### Dataset section
--- Start ---

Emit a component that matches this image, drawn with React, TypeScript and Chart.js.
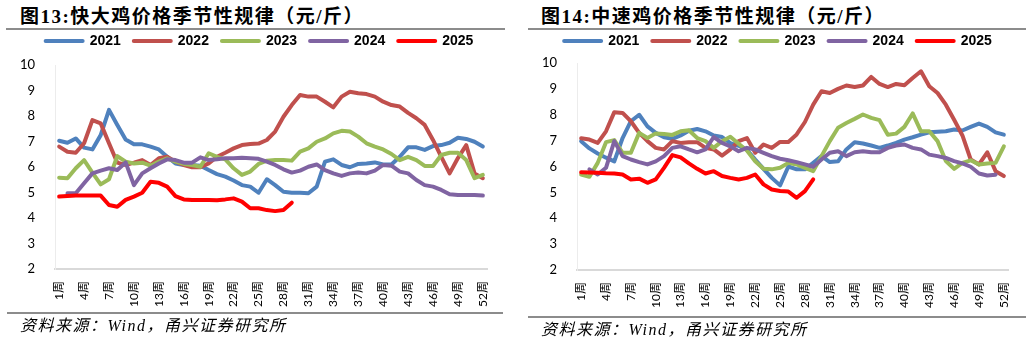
import React, { useEffect, useRef } from 'react';
import { Chart, registerables } from 'chart.js';

Chart.register(...registerables);

// ---- categories / labels ----
const weeks: string[] = Array.from({ length: 52 }, (_, i) => `${i + 1}周`);
const years: string[] = ['2021', '2022', '2023', '2024', '2025'];
const yTickMin = 2;
const yTickMax = 10;

// ---- 图13 快大鸡 (元/斤) ----
const kd2021 = [7.03, 6.95, 7.12, 6.76, 6.69, 7.25, 8.24, 7.65, 7.08, 6.89, 6.89, 6.80, 6.69, 6.40, 6.14, 6.08, 6.08, 6.05, 5.88, 5.72, 5.62, 5.47, 5.29, 5.23, 4.99, 5.52, 5.29, 5.03, 4.99, 4.99, 4.97, 5.23, 6.21, 6.30, 6.08, 5.99, 6.12, 6.14, 6.18, 6.10, 6.10, 6.40, 6.77, 6.77, 6.67, 6.82, 6.86, 6.95, 7.15, 7.10, 6.99, 6.80];
const kd2022 = [6.80, 6.60, 6.56, 6.93, 7.84, 7.71, 6.93, 6.17, 6.08, 6.17, 6.27, 6.08, 6.34, 6.40, 6.21, 6.08, 5.99, 5.99, 6.14, 6.40, 6.56, 6.73, 6.86, 6.90, 6.92, 7.06, 7.39, 7.97, 8.43, 8.82, 8.76, 8.76, 8.56, 8.34, 8.76, 8.95, 8.89, 8.86, 8.76, 8.56, 8.43, 8.37, 8.12, 7.91, 7.65, 7.06, 6.40, 5.75, 6.35, 6.86, 5.75, 5.56];
const kd2023 = [5.58, 5.56, 5.95, 6.27, 5.78, 5.32, 5.52, 6.43, 6.21, 6.14, 6.17, 6.05, 6.21, 6.34, 6.21, 6.12, 6.08, 6.01, 6.54, 6.40, 6.30, 5.95, 5.69, 5.82, 6.12, 6.25, 6.27, 6.27, 6.25, 6.60, 6.73, 6.99, 7.12, 7.32, 7.42, 7.39, 7.19, 6.93, 6.80, 6.69, 6.51, 6.27, 6.40, 6.27, 6.04, 6.04, 6.47, 6.56, 6.56, 6.27, 5.56, 5.69];
const kd2024 = [null, 4.97, 4.97, 5.36, 5.75, 5.86, 5.95, 5.88, 6.18, 5.29, 5.75, 5.95, 6.14, 6.30, 6.27, 6.17, 6.17, 6.38, 6.27, 6.30, 6.34, 6.34, 6.36, 6.34, 6.32, 6.21, 6.08, 5.91, 5.78, 5.86, 6.01, 6.10, 5.88, 5.75, 5.65, 5.75, 5.78, 5.75, 5.86, 6.08, 6.05, 5.82, 5.75, 5.49, 5.29, 5.23, 5.10, 4.93, 4.90, 4.90, 4.90, 4.88];
const kd2025 = [4.84, 4.86, 4.88, 4.88, 4.88, 4.88, 4.51, 4.44, 4.71, 4.84, 4.99, 5.42, 5.38, 5.23, 4.86, 4.73, 4.71, 4.71, 4.71, 4.70, 4.73, 4.77, 4.64, 4.38, 4.38, 4.31, 4.27, 4.31, 4.60];

// ---- 图14 中速鸡 (元/斤) ----
const zs2021 = [6.98, 6.70, 6.50, 6.34, 6.20, 7.10, 7.75, 8.00, 7.55, 7.30, 7.13, 7.07, 7.20, 7.38, 7.45, 7.36, 7.20, 7.14, 6.90, 6.80, 6.65, 6.27, 5.91, 5.56, 5.27, 6.00, 5.89, 5.89, 6.14, 6.40, 6.17, 6.20, 6.66, 6.94, 6.89, 6.81, 6.72, 6.81, 6.91, 7.04, 7.13, 7.23, 7.32, 7.34, 7.36, 7.43, 7.39, 7.53, 7.66, 7.53, 7.32, 7.23];
const zs2022 = [7.09, 7.04, 6.91, 7.36, 8.10, 8.07, 7.75, 7.30, 6.98, 6.72, 6.66, 6.98, 6.91, 6.94, 6.94, 6.72, 6.66, 6.42, 6.66, 6.98, 7.10, 6.53, 6.85, 6.72, 6.95, 6.95, 7.24, 7.72, 8.39, 8.91, 8.84, 9.00, 9.13, 9.07, 9.13, 9.46, 9.19, 9.07, 9.19, 9.14, 9.42, 9.68, 9.10, 8.84, 8.39, 7.81, 7.20, 6.27, 6.08, 6.55, 5.82, 5.63];
const zs2023 = [5.69, 5.60, 6.14, 6.94, 7.02, 6.53, 6.53, 7.30, 7.10, 7.28, 7.26, 7.22, 7.36, 7.40, 7.10, 6.98, 6.72, 6.98, 7.15, 6.88, 6.62, 6.20, 5.91, 5.89, 5.95, 6.14, 6.08, 5.95, 5.82, 6.40, 6.98, 7.50, 7.68, 7.84, 8.01, 7.88, 7.79, 7.23, 7.27, 7.53, 8.05, 7.36, 7.36, 6.98, 6.21, 5.91, 6.14, 6.24, 6.08, 6.12, 6.14, 6.78];
const zs2024 = [null, 5.89, 5.69, 5.95, 6.98, 6.40, 6.27, 6.17, 6.08, 6.20, 6.40, 6.72, 6.78, 6.66, 6.55, 6.66, 7.14, 6.91, 6.78, 6.59, 6.72, 6.66, 6.53, 6.40, 6.30, 6.24, 6.17, 6.08, 5.99, 6.27, 6.53, 6.59, 6.40, 6.55, 6.59, 6.55, 6.55, 6.72, 6.81, 6.85, 6.72, 6.66, 6.46, 6.40, 6.33, 6.21, 6.12, 5.99, 5.73, 5.65, 5.68, null];
const zs2025 = [5.78, 5.77, 5.76, 5.74, 5.73, 5.69, 5.50, 5.53, 5.37, 5.50, 5.95, 6.44, 6.35, 6.12, 5.91, 5.73, 5.82, 5.63, 5.56, 5.50, 5.56, 5.69, 5.31, 5.11, 5.05, 5.03, 4.79, 5.05, 5.50];

const colors = ['#4f81bd', '#c0504d', '#9bbb59', '#8064a2', '#ff0000'];

const RULE = '#8c8c8c';
const TEXT = '#000000';

type PanelProps = {
  left: number;
  width: number;
  title: string;
  series: (number | null)[][];
  padRight: number;
  canvasTop: number;
  canvasHeight: number;
  legendExtra: number;
  legendShift: number;
  titleX: number;
  topRule: [number, number, number];
  bottomRule: [number, number, number];
  sourceX: number;
  sourceY: number;
};

function legendTweak(extra: number, shift: number) {
  return {
    id: 'legendTweak',
    afterInit(chart: any) {
      const legend = chart.legend;
      if (!legend || legend._tweaked) return;
      const origFit = legend.fit.bind(legend);
      legend.fit = function () {
        origFit();
        this.height += extra;
      };
      const origDraw = legend.draw.bind(legend);
      legend.draw = function () {
        const ctx = chart.ctx;
        ctx.save();
        ctx.translate(shift, 0);
        origDraw();
        ctx.restore();
      };
      legend._tweaked = true;
    },
  };
}

function Panel(p: PanelProps) {
  const ref = useRef<HTMLCanvasElement>(null);
  useEffect(() => {
    const canvas = ref.current;
    if (!canvas) return;
    const chart = new Chart(canvas, {
      type: 'line',
      data: {
        labels: weeks,
        datasets: years.map((y, i) => ({
          label: y,
          data: p.series[i],
          borderColor: colors[i],
          backgroundColor: colors[i],
          borderWidth: 4,
          pointRadius: 0,
          pointHoverRadius: 0,
          borderCapStyle: 'round',
          borderJoinStyle: 'round',
          tension: 0,
          order: years.length - i,
        })),
      },
      options: {
        responsive: false,
        animation: false,
        devicePixelRatio: 1,
        events: [],
        layout: { padding: { left: 0, right: p.padRight, top: 0, bottom: 0 } },
        plugins: {
          legend: {
            position: 'top',
            labels: {
              usePointStyle: true,
              pointStyle: 'line',
              pointStyleWidth: 37,
              padding: 13,
              color: TEXT,
              font: { family: '"Liberation Sans", Arial, sans-serif', size: 14, weight: 'bold' },
              generateLabels: () =>
                years.map((y, i) => ({
                  text: y,
                  fillStyle: colors[i],
                  strokeStyle: colors[i],
                  lineWidth: 4,
                  lineCap: 'round',
                  pointStyle: 'line',
                  hidden: false,
                  datasetIndex: i,
                  fontColor: TEXT,
                })),
            },
          },
          tooltip: { enabled: false },
        },
        scales: {
          x: {
            type: 'category',
            offset: true,
            grid: { display: false, drawTicks: false },
            border: { display: true, color: '#d9d9d9', width: 2 },
            ticks: {
              autoSkip: false,
              minRotation: 90,
              maxRotation: 90,
              padding: 12,
              color: TEXT,
              font: { family: 'Lato, "Noto Sans CJK SC", sans-serif', size: 12 },
              callback: (_v: any, index: number) => (index % 3 === 0 ? weeks[index] : ''),
            },
            afterFit: (s: any) => {
              s.height = 45;
            },
          },
          y: {
            min: yTickMin,
            max: yTickMax,
            grid: { display: false, drawTicks: false },
            border: { display: true, color: '#ececec', width: 1 },
            ticks: {
              stepSize: 1,
              padding: 20,
              color: TEXT,
              font: { family: 'Lato, sans-serif', size: 13 },
            },
            afterFit: (s: any) => {
              s.width = 55;
            },
          },
        },
      } as any,
      plugins: [legendTweak(p.legendExtra, p.legendShift)],
    });
    return () => chart.destroy();
  }, []);

  return (
    <div style={{ position: 'absolute', left: p.left, top: 0, width: p.width, height: 344 }}>
      <div
        style={{
          position: 'absolute',
          left: p.titleX,
          top: 7,
          lineHeight: '20px',
          fontSize: 19,
          fontWeight: 'bold',
          fontFamily: '"Liberation Serif", "Noto Sans CJK SC", serif',
          letterSpacing: '1.5px',
          color: TEXT,
          whiteSpace: 'nowrap',
        }}
      >
        {p.title}
      </div>
      <div style={{ position: 'absolute', left: p.topRule[0], top: p.topRule[2], width: p.topRule[1] - p.topRule[0], height: 2, background: RULE }} />
      <canvas
        ref={ref}
        width={p.width}
        height={p.canvasHeight}
        style={{ position: 'absolute', left: 0, top: p.canvasTop, width: p.width, height: p.canvasHeight }}
      />
      <div style={{ position: 'absolute', left: p.bottomRule[0], top: p.bottomRule[2], width: p.bottomRule[1] - p.bottomRule[0], height: 2, background: RULE }} />
      <div
        style={{
          position: 'absolute',
          left: p.sourceX,
          top: p.sourceY - 10,
          lineHeight: '20px',
          fontSize: 16,
          fontStyle: 'italic',
          fontFamily: '"Liberation Serif", "Noto Sans CJK SC", serif',
          letterSpacing: '1.5px',
          color: TEXT,
          whiteSpace: 'nowrap',
        }}
      >
        资料来源：Wind，甬兴证券研究所
      </div>
    </div>
  );
}

export default function App() {
  return (
    <div style={{ position: 'absolute', left: 0, top: 0, width: 1032, height: 344, background: '#fff', overflow: 'hidden' }}>
      <Panel
        left={0}
        width={516}
        title="图13:快大鸡价格季节性规律（元/斤）"
        series={[kd2021, kd2022, kd2023, kd2024, kd2025]}
        padRight={29}
        canvasTop={21}
        canvasHeight={293}
        legendExtra={7}
        legendShift={16}
        titleX={20}
        topRule={[6, 505, 28]}
        bottomRule={[7, 503, 312]}
        sourceX={20}
        sourceY={326}
      />
      <Panel
        left={522}
        width={510}
        title="图14:中速鸡价格季节性规律（元/斤）"
        series={[zs2021, zs2022, zs2023, zs2024, zs2025]}
        padRight={24}
        canvasTop={21}
        canvasHeight={294}
        legendExtra={5}
        legendShift={13}
        titleX={19}
        topRule={[6, 504, 28]}
        bottomRule={[6, 504, 316]}
        sourceX={19}
        sourceY={330}
      />
    </div>
  );
}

--- End ---

### Directions
Leave out the pictures and restate, word for word, the lines from the top of the data through the line containing "const yTickMax = 10;", both included.

### Exercise response
Emit a component that matches this image, drawn with React, TypeScript and Chart.js.
import React, { useEffect, useRef } from 'react';
import { Chart, registerables } from 'chart.js';

Chart.register(...registerables);

// ---- categories / labels ----
const weeks: string[] = Array.from({ length: 52 }, (_, i) => `${i + 1}周`);
const years: string[] = ['2021', '2022', '2023', '2024', '2025'];
const yTickMin = 2;
const yTickMax = 10;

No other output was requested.